Истинно то, что испробовано на зуб.


Если в стране нет по меньшей мере пятидесяти сортов сыра и хорошего вина, значит страна дошла до ручки.


Люблю кретинов, изображенных Веласкесом! Они что-то знают о запредельном. Теперешние и не подозревают, что оно существует. Вот что изменилось.


Люблю журналистов! Они также [как и телевидение] способствуют кретинизации населения. И прекрасно с этим справляются.


Человека надо принимать как он есть: вместе со всем его дерьмом, вместе со смертью.


Добровольного идиотизма я не понимаю.


Кино – вершина идиотизма. В кино все можно. Хочешь – летай, хочешь – ныряй, тут тебе и Париж, и Лондон, и пещера на дне морском. Но когда все можно, не получится ничего и никогда.
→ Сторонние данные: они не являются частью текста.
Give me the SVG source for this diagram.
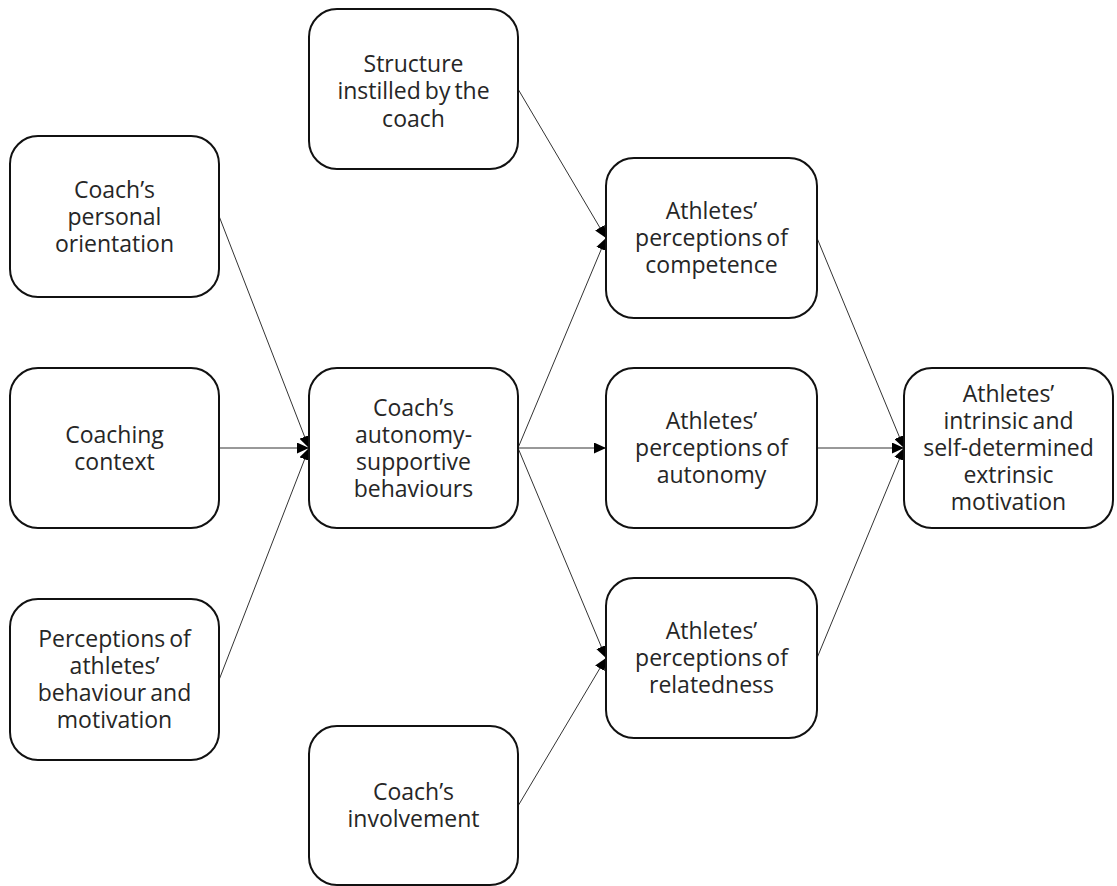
<svg xmlns="http://www.w3.org/2000/svg" width="1117" height="886" viewBox="0 0 1117 886">
<style>
.box{fill:#fff;stroke:#111;stroke-width:2}
.t{font-family:"Open Sans","Noto Sans",sans-serif;font-size:23px;fill:#262626;text-anchor:middle;word-spacing:-2px}
.c{stroke:#333;stroke-width:1;fill:none;marker-end:url(#ah)}
</style>
<defs>
<marker id="ah" viewBox="0 0 12 11" refX="12" refY="5.5" markerWidth="12" markerHeight="11" markerUnits="userSpaceOnUse" orient="auto">
<path d="M0,0 L12,5.5 L0,11 Z" fill="#000"/>
</marker>
</defs>
<rect width="1117" height="886" fill="#fff"/>
<g id="connectors">
<line class="c" x1="219" y1="216" x2="309" y2="448"/>
<line class="c" x1="219" y1="448" x2="309" y2="448"/>
<line class="c" x1="219" y1="680" x2="309" y2="448"/>
<line class="c" x1="518" y1="89" x2="606" y2="238"/>
<line class="c" x1="518" y1="448" x2="606" y2="238"/>
<line class="c" x1="518" y1="448" x2="606" y2="448"/>
<line class="c" x1="518" y1="448" x2="606" y2="658"/>
<line class="c" x1="518" y1="806" x2="606" y2="658"/>
<line class="c" x1="817" y1="238" x2="904" y2="448"/>
<line class="c" x1="817" y1="448" x2="904" y2="448"/>
<line class="c" x1="817" y1="658" x2="904" y2="448"/>
</g>
<g id="structure">
<rect class="box" x="309" y="9" width="209" height="160" rx="28"/>
<text class="t"><tspan x="413.5" y="71.5">Structure</tspan><tspan x="413.5" y="99">instilled by the</tspan><tspan x="413.5" y="126.5">coach</tspan></text>
</g>
<g id="orientation">
<rect class="box" x="10" y="136" width="209" height="161" rx="28"/>
<text class="t"><tspan x="114.5" y="197.5">Coach’s</tspan><tspan x="114.5" y="224.5">personal</tspan><tspan x="114.5" y="251.5">orientation</tspan></text>
</g>
<g id="context">
<rect class="box" x="10" y="368" width="209" height="160" rx="28"/>
<text class="t"><tspan x="114.5" y="442.5">Coaching</tspan><tspan x="114.5" y="469.5">context</tspan></text>
</g>
<g id="perceptions">
<rect class="box" x="10" y="599" width="209" height="161" rx="28"/>
<text class="t"><tspan x="114.5" y="647">Perceptions of</tspan><tspan x="114.5" y="674">athletes’</tspan><tspan x="114.5" y="701">behaviour and</tspan><tspan x="114.5" y="728">motivation</tspan></text>
</g>
<g id="autonomy-supportive">
<rect class="box" x="309" y="368" width="209" height="160" rx="28"/>
<text class="t"><tspan x="413.5" y="415.5">Coach’s</tspan><tspan x="413.5" y="442.5">autonomy-</tspan><tspan x="413.5" y="469.5">supportive</tspan><tspan x="413.5" y="496.5">behaviours</tspan></text>
</g>
<g id="involvement">
<rect class="box" x="309" y="726" width="209" height="159" rx="28"/>
<text class="t"><tspan x="413.5" y="800">Coach’s</tspan><tspan x="413.5" y="827">involvement</tspan></text>
</g>
<g id="competence">
<rect class="box" x="606" y="158" width="211" height="160" rx="28"/>
<text class="t"><tspan x="711.5" y="219">Athletes’</tspan><tspan x="711.5" y="246">perceptions of</tspan><tspan x="711.5" y="273">competence</tspan></text>
</g>
<g id="autonomy">
<rect class="box" x="606" y="368" width="211" height="160" rx="28"/>
<text class="t"><tspan x="711.5" y="429">Athletes’</tspan><tspan x="711.5" y="456">perceptions of</tspan><tspan x="711.5" y="483">autonomy</tspan></text>
</g>
<g id="relatedness">
<rect class="box" x="606" y="578" width="211" height="160" rx="28"/>
<text class="t"><tspan x="711.5" y="639">Athletes’</tspan><tspan x="711.5" y="666">perceptions of</tspan><tspan x="711.5" y="693">relatedness</tspan></text>
</g>
<g id="motivation">
<rect class="box" x="904" y="368" width="209" height="160" rx="28"/>
<text class="t"><tspan x="1008.5" y="402">Athletes’</tspan><tspan x="1008.5" y="429">intrinsic and</tspan><tspan x="1008.5" y="456">self-determined</tspan><tspan x="1008.5" y="483">extrinsic</tspan><tspan x="1008.5" y="510">motivation</tspan></text>
</g>
</svg>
Пейзаж – это состояние души.


Как хорошо, что ни современное искусство, ни русский коммунизм не оставят по себе ничего, кроме архивов!


Я поддаюсь влияниям, но не меняюсь.


Великие художники – такие, как Веласкес, – не заботятся о вдохновении, а работают, как повар на кухне, делают себе потихоньку свое дело, не впадая в экстаз. Мы, классики, должны иметь ясную голову. Только так делается то, что волнует зрителя, читателя, слушателя.


Я никогда не тороплюсь – я работаю. И то, что Дали пообещал, всегда исполняется, хотя бы лет через десять. Дело движется медленно; мне вообще не по душе быстрые средства передвижения, рожденные обществом потребления.


Если бы я не работал, чтобы я делал здесь на земле? Скучал бы, как устрица.


Мне совершенно необходим круг друзей. Я пишу целый день, но когда кончаю работать – впрочем, то, что другие называют работой, для меня игра, которой нет конца, – мне приятно пообщаться с людьми, послушать гитару.


Я старею – и счастлив. Я не ощущаю родства с теперешней молодежью. Я не хотел бы сейчас быть молодым.


Конечно мне хочется в рай, но беда в том, что я пока не уверовал так, как верят крестьяне.


Каталонец всегда готов героически защищать свою честь и право грезить, глядя на мир широко открытыми глазами.


Мы, каталонцы, знаем: произойти может всё что угодно.
Слово и воля царствуют на земле. Они всемогущи.